La sentencia de muerte de la obra Spy stand del artista británico Bansky parece estar a pocos días de ser ejecutada. El hecho es que autoridades británicas decidieron eliminar el mural de este famoso y misterioso grafitero que retrata el mundo del espionaje y muestra a dos hombres vestidos con trajes, sombreros y gafas oscuras escuchando las conversaciones en una cabina telefónica.
Bansky plasmó su dibujo en una pared de la ciudad de Cheltenham, al oeste de Inglaterra, donde se encuentra el Centro Gubernamental de Comunicaciones (GCHQ), que quedó al desnudo tras las denuncias del exempleado de la Agencia Nacional de Seguridad de EE.UU. (NSA), Edward Snowden, acerca del espionaje masivo de su país y el Reino Unido a las conversaciones telefónicas y correos electrónicos de millones de ciudadanos en todo el mundo.
En principio el grafitero, nacido en
Bristol en 1974, no asumió la autoría del mural, pero dos meses
después se hizo responsable de esta intervención pública que es
considerada como una denuncia al escándalo de espionaje en el
que se vio envuelta Inglaterra. Tras correr los primeros rumores
sobre la posible desaparición del paisaje urbano de Spy
stand, se desataron las tensiones en torno al lugar
donde se dará el tiro de gracia a este “Bansky”, pues los
vecinos de la zona se oponen a que se retire la obra del
grafitero ya que en los últimos tiempos ha llamado la atención
de una gran cantidad de visitantes.
Desde que este icono del arte callejero (street art) irrumpió
desde el underground, las paredes de las grandes ciudades del
mundo dejaron de ser cuerpos inertes para transformarse en
hiperrealistas galerías de arte al aire libre que exhiben
mensajes antisistema, contra la discriminación, las guerras y la
influencia de las grandes trasnacionales mediáticas.

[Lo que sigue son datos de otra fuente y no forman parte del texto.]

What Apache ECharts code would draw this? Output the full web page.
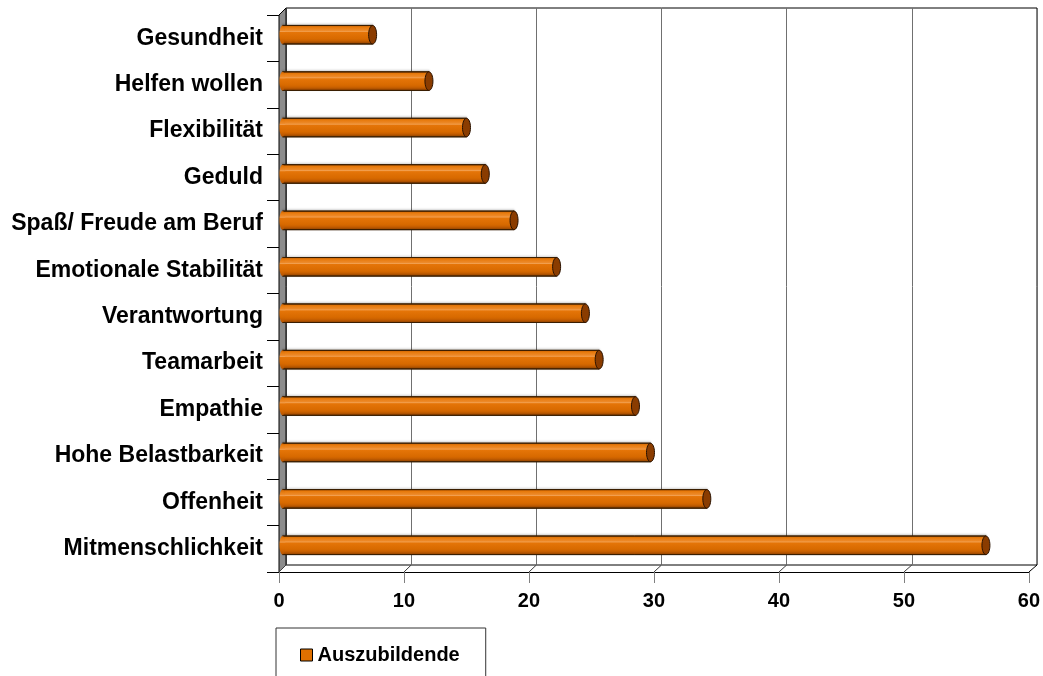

Bansky, cuya historia está reflejada en el documental Exit Through the Gift Shop, empezó a tomar las calles en 1993, cuando sus primeras obras impresas con aerosol aparecieron de repente en la ciudad de Bristol. Pero no fue hasta casi diez años después que su firma invadió las paredes del Reino Unido y llegó a Viena, Barcelona, Nueva York y París disparando las alarmas de las autoridades y provocando que muchas personas recorrieran las ciudades en busca de algún rastro de sus provocadores y subversivos dibujos, entre los que aparecen imágenes llenas de simbolismo que alcanzaron la categoría de mito en el arte contemporáneo. Estos son los casos de las representaciones de dos policías británicos fundiéndose en un beso, un activista político arrojando un ramo de flores como si fuera un cóctel molotov, un muñeco inflable disfrazado de preso de la Base Naval de Guantánamo en la cola de la montaña rusa de Disneylandia y la niña que suelta al aire un globo rojo.
En los últimos años el escurridizo Bansky —cuya identidad aún se desconoce— ha recibido fuertes críticas porque sus obras se cotizan a altos precios en el mercado y se han vendido a sumas millonarias en las subastas de arte. Como respuesta a los que lo acusan de haber vendido su alma al diablo, Bansky señaló recientemente que “el éxito comercial es un fracaso para un grafitero. Ahora tengo que seguir pintando en la calle para demostrarme a mí mismo que no era una estrategia cínica”.
De todos modos, la realidad ha demostrado que la obra de Bansky sigue siendo una expresión incómoda que pone a la vista de todos hechos que algunos desde el poder desearían mantener para siempre entre las sombras.